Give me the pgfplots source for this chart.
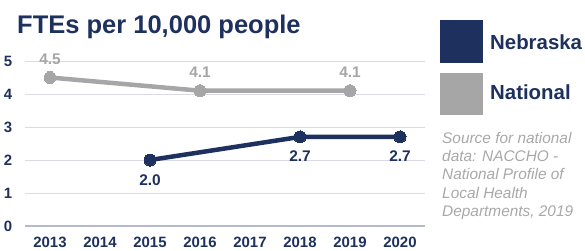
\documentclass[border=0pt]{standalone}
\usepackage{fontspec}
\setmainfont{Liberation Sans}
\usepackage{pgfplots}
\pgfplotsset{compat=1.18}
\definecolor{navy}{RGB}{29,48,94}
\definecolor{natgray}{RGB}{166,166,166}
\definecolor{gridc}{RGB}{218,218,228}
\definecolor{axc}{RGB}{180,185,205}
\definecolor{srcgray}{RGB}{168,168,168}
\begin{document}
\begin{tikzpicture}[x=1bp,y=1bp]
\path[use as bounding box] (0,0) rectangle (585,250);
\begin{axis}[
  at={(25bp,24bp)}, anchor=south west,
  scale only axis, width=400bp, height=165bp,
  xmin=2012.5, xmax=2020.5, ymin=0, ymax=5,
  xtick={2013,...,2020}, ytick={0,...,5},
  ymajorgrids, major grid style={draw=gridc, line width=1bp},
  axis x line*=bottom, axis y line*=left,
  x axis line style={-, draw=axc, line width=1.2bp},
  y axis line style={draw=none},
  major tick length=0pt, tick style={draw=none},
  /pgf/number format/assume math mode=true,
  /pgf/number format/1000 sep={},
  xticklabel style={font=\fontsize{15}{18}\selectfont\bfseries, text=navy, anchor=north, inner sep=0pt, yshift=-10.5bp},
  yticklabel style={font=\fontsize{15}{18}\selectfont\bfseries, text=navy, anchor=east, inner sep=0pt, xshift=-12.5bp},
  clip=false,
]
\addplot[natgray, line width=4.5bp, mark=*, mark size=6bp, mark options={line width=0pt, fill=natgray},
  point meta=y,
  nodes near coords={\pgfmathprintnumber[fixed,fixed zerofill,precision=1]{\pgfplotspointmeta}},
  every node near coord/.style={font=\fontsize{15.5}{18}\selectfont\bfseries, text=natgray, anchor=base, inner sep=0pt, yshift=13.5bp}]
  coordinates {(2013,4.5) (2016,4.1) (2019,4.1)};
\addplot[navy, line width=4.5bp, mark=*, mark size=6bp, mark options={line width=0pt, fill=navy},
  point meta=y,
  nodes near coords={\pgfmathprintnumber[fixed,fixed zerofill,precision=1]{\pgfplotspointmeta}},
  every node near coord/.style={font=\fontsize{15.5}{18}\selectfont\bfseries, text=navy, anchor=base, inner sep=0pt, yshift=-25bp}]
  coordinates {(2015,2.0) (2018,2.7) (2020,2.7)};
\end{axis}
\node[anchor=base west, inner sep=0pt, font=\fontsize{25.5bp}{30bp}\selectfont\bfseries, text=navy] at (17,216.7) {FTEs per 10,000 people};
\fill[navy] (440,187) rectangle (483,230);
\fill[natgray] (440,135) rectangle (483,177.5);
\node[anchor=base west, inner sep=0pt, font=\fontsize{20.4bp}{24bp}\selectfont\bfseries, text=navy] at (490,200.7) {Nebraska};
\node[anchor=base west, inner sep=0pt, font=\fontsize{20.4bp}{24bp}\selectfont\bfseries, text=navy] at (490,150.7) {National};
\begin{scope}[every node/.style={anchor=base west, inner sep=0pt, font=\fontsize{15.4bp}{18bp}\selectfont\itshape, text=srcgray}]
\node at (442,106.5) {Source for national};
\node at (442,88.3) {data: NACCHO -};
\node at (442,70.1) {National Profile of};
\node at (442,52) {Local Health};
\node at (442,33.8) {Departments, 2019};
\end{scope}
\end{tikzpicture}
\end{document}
────────────────────────────────────────
Output all of the data exactly as it stands, minus any images.

Give me the pgfplots source for this chart.
\documentclass[border=0pt]{standalone}
\usepackage{fontspec}
\setmainfont{Liberation Sans}
\usepackage{pgfplots}
\pgfplotsset{compat=1.18}
\definecolor{navy}{RGB}{29,48,94}
\definecolor{natgray}{RGB}{166,166,166}
\definecolor{gridc}{RGB}{218,218,228}
\definecolor{axc}{RGB}{180,185,205}
\definecolor{srcgray}{RGB}{168,168,168}
\begin{document}
\begin{tikzpicture}[x=1bp,y=1bp]
\path[use as bounding box] (0,0) rectangle (585,250);
\begin{axis}[
  at={(25bp,24bp)}, anchor=south west,
  scale only axis, width=400bp, height=165bp,
  xmin=2012.5, xmax=2020.5, ymin=0, ymax=5,
  xtick={2013,...,2020}, ytick={0,...,5},
  ymajorgrids, major grid style={draw=gridc, line width=1bp},
  axis x line*=bottom, axis y line*=left,
  x axis line style={-, draw=axc, line width=1.2bp},
  y axis line style={draw=none},
  major tick length=0pt, tick style={draw=none},
  /pgf/number format/assume math mode=true,
  /pgf/number format/1000 sep={},
  xticklabel style={font=\fontsize{15}{18}\selectfont\bfseries, text=navy, anchor=north, inner sep=0pt, yshift=-10.5bp},
  yticklabel style={font=\fontsize{15}{18}\selectfont\bfseries, text=navy, anchor=east, inner sep=0pt, xshift=-12.5bp},
  clip=false,
]
\addplot[natgray, line width=4.5bp, mark=*, mark size=6bp, mark options={line width=0pt, fill=natgray},
  point meta=y,
  nodes near coords={\pgfmathprintnumber[fixed,fixed zerofill,precision=1]{\pgfplotspointmeta}},
  every node near coord/.style={font=\fontsize{15.5}{18}\selectfont\bfseries, text=natgray, anchor=base, inner sep=0pt, yshift=13.5bp}]
  coordinates {(2013,4.5) (2016,4.1) (2019,4.1)};
\addplot[navy, line width=4.5bp, mark=*, mark size=6bp, mark options={line width=0pt, fill=navy},
  point meta=y,
  nodes near coords={\pgfmathprintnumber[fixed,fixed zerofill,precision=1]{\pgfplotspointmeta}},
  every node near coord/.style={font=\fontsize{15.5}{18}\selectfont\bfseries, text=navy, anchor=base, inner sep=0pt, yshift=-25bp}]
  coordinates {(2015,2.0) (2018,2.7) (2020,2.7)};
\end{axis}
\node[anchor=base west, inner sep=0pt, font=\fontsize{25.5bp}{30bp}\selectfont\bfseries, text=navy] at (17,216.7) {FTEs per 10,000 people};
\fill[navy] (440,187) rectangle (483,230);
\fill[natgray] (440,135) rectangle (483,177.5);
\node[anchor=base west, inner sep=0pt, font=\fontsize{20.4bp}{24bp}\selectfont\bfseries, text=navy] at (490,200.7) {Nebraska};
\node[anchor=base west, inner sep=0pt, font=\fontsize{20.4bp}{24bp}\selectfont\bfseries, text=navy] at (490,150.7) {National};
\begin{scope}[every node/.style={anchor=base west, inner sep=0pt, font=\fontsize{15.4bp}{18bp}\selectfont\itshape, text=srcgray}]
\node at (442,106.5) {Source for national};
\node at (442,88.3) {data: NACCHO -};
\node at (442,70.1) {National Profile of};
\node at (442,52) {Local Health};
\node at (442,33.8) {Departments, 2019};
\end{scope}
\end{tikzpicture}
\end{document}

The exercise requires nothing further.